Aim:
Your task is to retype, word for word, the lines from the start of the data through the line holding "import pandas as pd". Do not include the pictures.
**** Given data
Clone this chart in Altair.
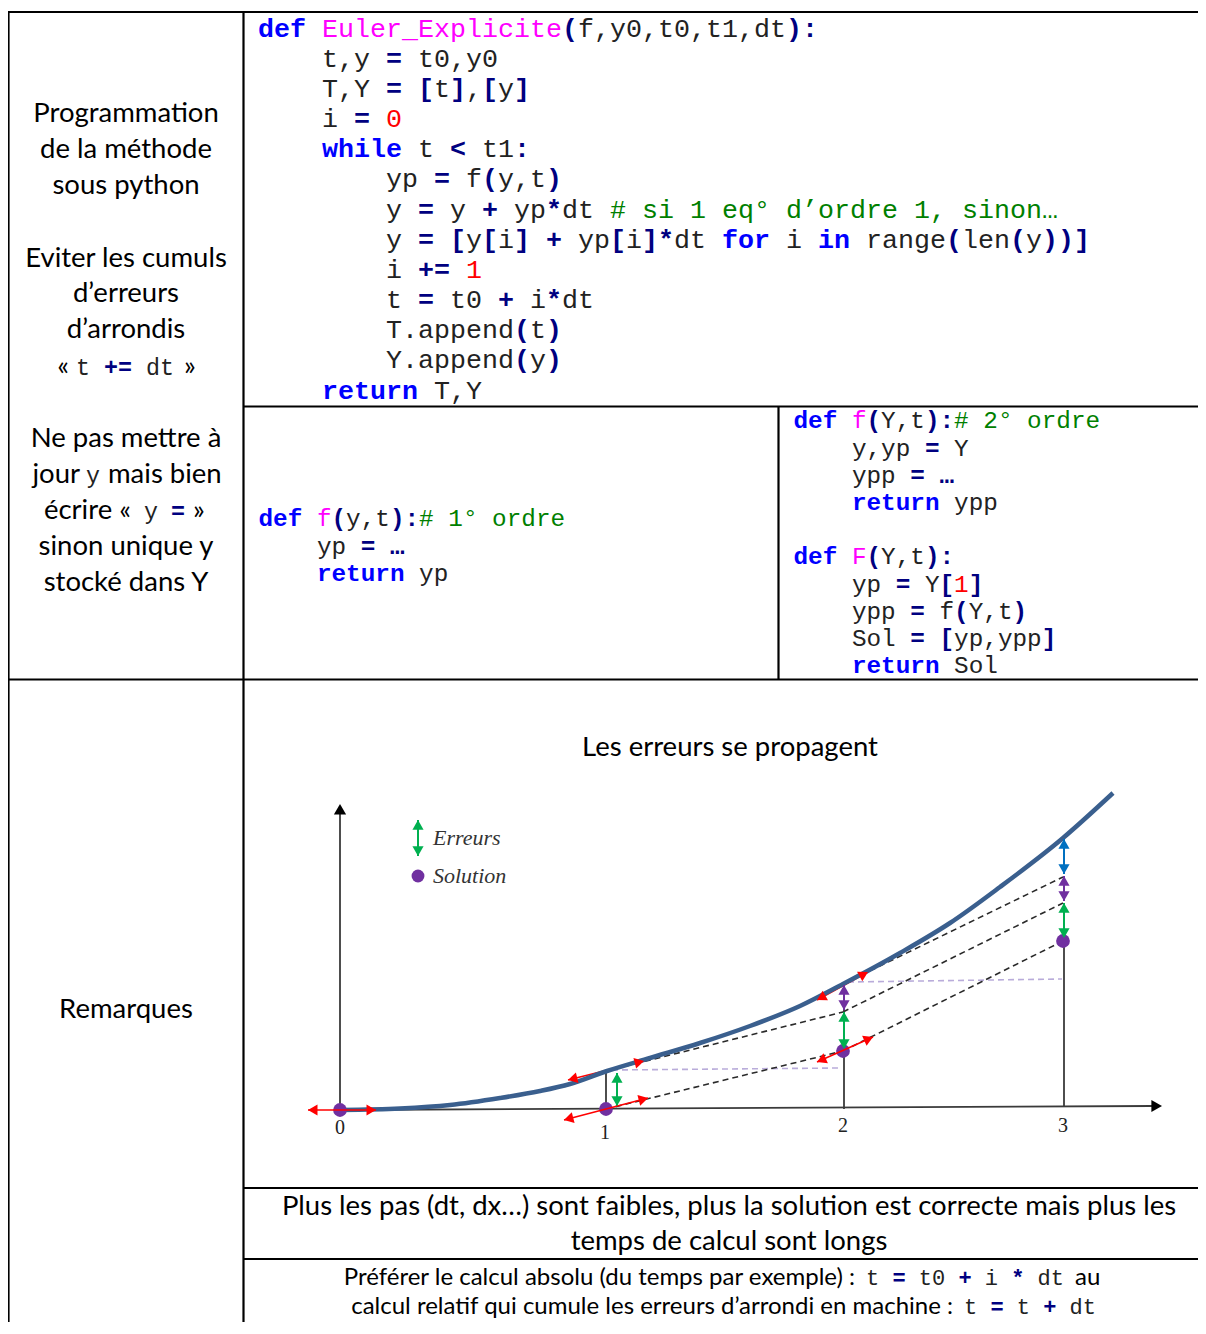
import math
import re
import altair as alt
import pandas as pd

# ======================= DATA (texts) =======================
code_main = [
    "def Euler_Explicite(f,y0,t0,t1,dt):",
    "    t,y = t0,y0",
    "    T,Y = [t],[y]",
    "    i = 0",
    "    while t < t1:",
    "        yp = f(y,t)",
    "        y = y + yp*dt # si 1 eq° d’ordre 1, sinon…",
    "        y = [y[i] + yp[i]*dt for i in range(len(y))]",
    "        i += 1",
    "        t = t0 + i*dt",
    "        T.append(t)",
    "        Y.append(y)",
    "    return T,Y",
]
code_order1 = ["def f(y,t):# 1° ordre", "    yp = …", "    return yp"]
code_order2 = [
    "def f(Y,t):# 2° ordre",
    "    y,yp = Y",
    "    ypp = …",
    "    return ypp",
    "",
    "def F(Y,t):",
    "    yp = Y[1]",
    "    ypp = f(Y,t)",
    "    Sol = [yp,ypp]",
    "    return Sol",
]

left_notes_a = ["Programmation", "de la méthode", "sous python"]
left_notes_b = ["Eviter les cumuls", "d’erreurs", "d’arrondis"]
left_note_b_code = ["«", "t += dt", "»"]
left_notes_c = ["Ne pas mettre à"]
left_note_c1 = ["jour", "y", "mais bien"]
left_note_c2 = ["écrire «", "y", "=", "»"]
left_notes_d = ["sinon unique y", "stocké dans Y"]
remarks_label = "Remarques"
chart_title = "Les erreurs se propagent"
remark_steps = [
    "Plus les pas (dt, dx…) sont faibles, plus la solution est correcte mais plus les",
    "temps de calcul sont longs",
]
remark_abs = ["Préférer le calcul absolu (du temps par exemple) :", "t = t0 + i * dt", "au"]
remark_rel = ["calcul relatif qui cumule les erreurs d’arrondi en machine :", "t = t + dt"]

legend_labels = ["Erreurs", "Solution"]
tick_labels = ["0", "1", "2", "3"]

# ================= DATA (diagram, drawing units) =================
curve_x = [340, 400, 450, 500, 540, 570, 607, 650, 700, 750, 800, 843, 900, 950, 1000, 1063, 1113]
curve_y = [1110, 1108.5, 1105, 1098, 1091, 1084, 1071, 1058, 1043, 1026, 1006, 984, 953, 923, 887, 838, 793]
solution_x = [340, 606, 843, 1063]
solution_y = [1110, 1109, 1051, 941]
tick_label_x = [340, 605, 843, 1063]
tick_label_y = [1134, 1139, 1132, 1132]
# Euler steps (dashed black)
step_x1 = [606, 843, 606, 843, 843]
step_y1 = [1109, 1051, 1071, 1012, 984]
step_x2 = [843, 1063, 843, 1063, 1063]
step_y2 = [1051, 941, 1012, 903, 877]
# reference levels (dashed lavender)
level_x1 = [612, 848]
level_y1 = [1070, 982]
level_x2 = [840, 1062]
level_y2 = [1068, 979]
# vertical lines at the steps
stem_x = [606, 844, 1064]
stem_y1 = [1109, 1109, 1106]
stem_y2 = [1071, 985, 941]
# red tangent arrows: start, end
tan_x1 = [308, 564, 568, 817, 817]
tan_y1 = [1110, 1120, 1080, 1062, 1000]
tan_x2 = [376, 648, 644, 873, 868]
tan_y2 = [1110, 1098, 1061, 1037, 972]
tan_under_curve = [False, False, True, False, True]
# error arrows: x, top, bottom, kind
err_x = [617, 844, 844, 1064, 1064, 1064, 418]
err_top = [1073, 985, 1012, 839, 876, 903, 820]
err_bot = [1106, 1010, 1049, 874, 901, 938, 856]
err_kind = ["green", "purple", "green", "blue", "purple", "green", "green"]
legend_dot = (418, 876)

# ======================= STYLES =======================
MONO = "Courier New, Nimbus Mono PS, FreeMono, Liberation Mono, monospace"
SANS = "Lato"
SERIF = "Liberation Serif"
STYLE = {
    "kw": ("#0000FF", True),
    "op": ("#000080", True),
    "fn": ("#FF00FF", False),
    "num": ("#FF0000", False),
    "cm": ("#008000", False),
    "tx": ("#222222", False),
}
ERR_COL = {"green": "#00B050", "purple": "#7030A0", "blue": "#0070C0"}
KW = {"def", "while", "return", "for", "in"}
OPS = set("=+*<()[]:…")


def style_chars(line):
    styles = ["tx"] * len(line)
    ci = line.find("#")
    end = ci if ci >= 0 else len(line)
    prev = None
    for m in re.finditer(r"[A-Za-z_][A-Za-z0-9_]*|\d+|\S", line[:end]):
        tok = m.group()
        if tok in KW:
            st = "kw"
        elif prev == "def":
            st = "fn"
        elif tok.isdigit():
            st = "num"
        elif tok in OPS:
            st = "op"
        else:
            st = "tx"
        for k in range(m.start(), m.end()):
            styles[k] = st
        prev = tok
    if ci >= 0:
        for k in range(ci, len(line)):
            styles[k] = "cm"
    return styles


def mono_tokens(line, x0, y, cw, size):
    rows = []
    styles = style_chars(line)
    i, n = 0, len(line)
    while i < n:
        if line[i] == " ":
            i += 1
            continue
        j = i
        while j < n and line[j] != " " and styles[j] == styles[i]:
            j += 1
        col, bold = STYLE[styles[i]]
        rows.append(dict(x=x0 + i * cw, y=y, text=line[i:j], color=col, isbold=bold, size=size))
        i = j
    return rows


mono_rows = []
for k, ln in enumerate(code_main):
    mono_rows += mono_tokens(ln, 258, 36.5 + 30.17 * k, 16, 26.67)
for k, ln in enumerate(code_order1):
    mono_rows += mono_tokens(ln, 258.5, 526 + 27.5 * k, 14.6, 24.33)
for k, ln in enumerate(code_order2):
    mono_rows += mono_tokens(ln, 793.5, 428.3 + 27.2 * k, 14.6, 24.33)
# inline code pieces
mono_rows += mono_tokens(left_note_b_code[1], 76, 375, 14, 23.33)
mono_rows += mono_tokens(left_note_c1[1], 86, 483, 14, 23.33)
mono_rows += mono_tokens(left_note_c2[1], 144, 519, 14, 23.33)
mono_rows += mono_tokens(left_note_c2[2], 171, 519, 14, 23.33)
mono_rows += mono_tokens(remark_abs[1], 866, 1285, 13.2, 22)
mono_rows += mono_tokens(remark_rel[1], 964, 1314, 13.2, 22)
mono_df = pd.DataFrame(mono_rows)

SZ = 27.5
sans_rows = []  # x, y, text, anchor, size


def sans(x, y, text, anchor="center", size=SZ):
    sans_rows.append(dict(x=x, y=y, text=text, anchor=anchor, size=size, color="#000000"))


for k, t in enumerate(left_notes_a):
    sans(126, 122 + 36 * k, t)
for k, t in enumerate(left_notes_b):
    sans(126, 266.5 + 35.8 * k, t)
sans(69, 375, left_note_b_code[0], "right")
sans(184, 375, left_note_b_code[2], "left")
for k, t in enumerate(left_notes_c):
    sans(126, 447, t)
sans(80, 483, left_note_c1[0], "right")
sans(108, 483, left_note_c1[2], "left")
sans(131, 519, left_note_c2[0], "right")
sans(193, 519, left_note_c2[3], "left")
for k, t in enumerate(left_notes_d):
    sans(126, 555 + 36 * k, t)
sans(126, 1018, remarks_label)
sans(730, 756, chart_title)
for k, t in enumerate(remark_steps):
    sans(729, 1215 + 35 * k, t)
sans(855, 1285, remark_abs[0], "right", 24)
sans(1075, 1285, remark_abs[2], "left", 24)
sans(953, 1314, remark_rel[0], "right", 24)
sans_df = pd.DataFrame(sans_rows)

# table grid
grid_df = pd.DataFrame(
    dict(
        x=[8.5, 7.5, 243.5, 243.5, 778.5, 7.5, 243.5, 243.5],
        x2=[8.5, 1198, 243.5, 1198, 778.5, 1198, 1198, 1198],
        y=[11.5, 12, 12, 406.5, 406.5, 679.5, 1188, 1259],
        y2=[1322, 12, 1322, 406.5, 679.5, 679.5, 1188, 1259],
    )
)

# ---------- diagram tables ----------
heads = []  # x, y, angle, color, size


def head(xt, yt, ux, uy, color, size):
    """triangle whose tip is at (xt, yt), pointing along (ux, uy) (screen coords)"""
    n = math.hypot(ux, uy)
    ux, uy = ux / n, uy / n
    h = 0.866 * math.sqrt(size) / 2
    ang = math.degrees(math.atan2(ux, -uy)) % 360
    heads.append(dict(x=xt - ux * h, y=yt - uy * h, angle=ang, color=color, size=size))


axis_df = pd.DataFrame(dict(x=[340, 340], y=[1110, 1110], x2=[1152, 340], y2=[1106, 812]))
head(1162, 1106, 1, 0, "#000000", 150)
head(340, 804, 0, -1, "#000000", 150)

tan_rows = []
for i in range(len(tan_x1)):
    x1, y1, x2, y2 = tan_x1[i], tan_y1[i], tan_x2[i], tan_y2[i]
    tan_rows.append(dict(x=x1, y=y1, x2=x2, y2=y2, under=tan_under_curve[i]))
    head(x2, y2, x2 - x1, y2 - y1, "#FF0000", 120)
    head(x1, y1, x1 - x2, y1 - y2, "#FF0000", 120)
tan_df = pd.DataFrame(tan_rows)

err_rows = []
for i in range(len(err_x)):
    col = ERR_COL[err_kind[i]]
    err_rows.append(dict(x=err_x[i], y=err_top[i], x2=err_x[i], y2=err_bot[i], color=col))
    head(err_x[i], err_top[i], 0, -1, col, 125)
    head(err_x[i], err_bot[i], 0, 1, col, 125)
err_df = pd.DataFrame(err_rows)
heads_df = pd.DataFrame(heads)

curve_df = pd.DataFrame(dict(x=curve_x, y=curve_y))
sol_df = pd.DataFrame(dict(x=solution_x, y=solution_y))
legend_dot_df = pd.DataFrame(dict(x=[legend_dot[0]], y=[legend_dot[1]]))
steps_df = pd.DataFrame(dict(x=step_x1, y=step_y1, x2=step_x2, y2=step_y2))
levels_df = pd.DataFrame(dict(x=level_x1, y=level_y1, x2=level_x2, y2=level_y2))
stems_df = pd.DataFrame(dict(x=stem_x, y=stem_y1, x2=stem_x, y2=stem_y2))
ticks_df = pd.DataFrame(dict(x=tick_label_x, y=tick_label_y, text=tick_labels))
legend_df = pd.DataFrame(dict(x=[433, 433], y=[845, 883], text=legend_labels))

# ======================= CHART =======================
XS = alt.Scale(domain=[8, 1198], nice=False, zero=False)
YS = alt.Scale(domain=[8, 1322], nice=False, zero=False, reverse=True)
X = alt.X("x:Q", scale=XS, axis=None)
Y = alt.Y("y:Q", scale=YS, axis=None)
X2 = alt.X2("x2:Q")
Y2 = alt.Y2("y2:Q")


def rules(df, **kw):
    return alt.Chart(df).mark_rule(**kw).encode(x=X, y=Y, x2=X2, y2=Y2)


layers = []
layers.append(rules(grid_df, color="#000000", strokeWidth=2.2))
layers.append(rules(levels_df, color="#B9ACDA", strokeWidth=1.6, strokeDash=[6, 4]))
layers.append(rules(steps_df, color="#2A2A2A", strokeWidth=1.6, strokeDash=[6, 4]))
layers.append(rules(stems_df, color="#3A3A3A", strokeWidth=1.8))
layers.append(rules(axis_df, color="#3A3A3A", strokeWidth=1.8))
layers.append(rules(tan_df[tan_df["under"]], color="#FF0000", strokeWidth=1.6))
layers.append(
    alt.Chart(curve_df)
    .mark_line(interpolate="monotone", color="#3A5F8E", strokeWidth=4.5)
    .encode(x=X, y=Y)
)
layers.append(
    alt.Chart(err_df)
    .mark_rule(strokeWidth=2)
    .encode(x=X, y=Y, x2=X2, y2=Y2, color=alt.Color("color:N", scale=None))
)
layers.append(alt.Chart(sol_df).mark_circle(size=190, color="#7030A0", opacity=1).encode(x=X, y=Y))
layers.append(alt.Chart(legend_dot_df).mark_circle(size=165, color="#7030A0", opacity=1).encode(x=X, y=Y))
layers.append(rules(tan_df[~tan_df["under"]], color="#FF0000", strokeWidth=1.6))
layers.append(
    alt.Chart(heads_df)
    .mark_point(shape="triangle-up", filled=True, opacity=1, strokeWidth=0)
    .encode(
        x=X,
        y=Y,
        angle=alt.Angle("angle:Q", scale=None),
        color=alt.Color("color:N", scale=None),
        size=alt.Size("size:Q", scale=None),
    )
)
layers.append(
    alt.Chart(ticks_df)
    .mark_text(font=SERIF, fontSize=20, align="center", baseline="alphabetic", color="#222222")
    .encode(x=X, y=Y, text="text:N")
)
layers.append(
    alt.Chart(legend_df)
    .mark_text(font=SERIF, fontSize=22, fontStyle="italic", align="left", baseline="alphabetic", color="#333333")
    .encode(x=X, y=Y, text="text:N")
)

for bold in (False, True):
    sub = mono_df[mono_df["isbold"] == bold]
    layers.append(
        alt.Chart(sub)
        .mark_text(font=MONO, fontWeight="bold" if bold else "normal", align="left", baseline="alphabetic")
        .encode(
            x=X,
            y=Y,
            text="text:N",
            color=alt.Color("color:N", scale=None),
            size=alt.Size("size:Q", scale=None),
        )
    )

for al in ("center", "left", "right"):
    sub = sans_df[sans_df["anchor"] == al]
    layers.append(
        alt.Chart(sub)
        .mark_text(font=SANS, align=al, baseline="alphabetic")
        .encode(
            x=X,
            y=Y,
            text="text:N",
            color=alt.Color("color:N", scale=None),
            size=alt.Size("size:Q", scale=None),
        )
    )

chart = (
    alt.layer(*layers)
    .properties(width=1190, height=1314, padding=0, autosize=alt.AutoSizeParams(type="none"), background="#FFFFFF")
    .configure_view(stroke=None)
)

chart.save("out.html", embed_options={"renderer": "svg", "actions": False})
********
Full response:
Clone this chart in Altair.
import math
import re
import altair as alt
import pandas as pd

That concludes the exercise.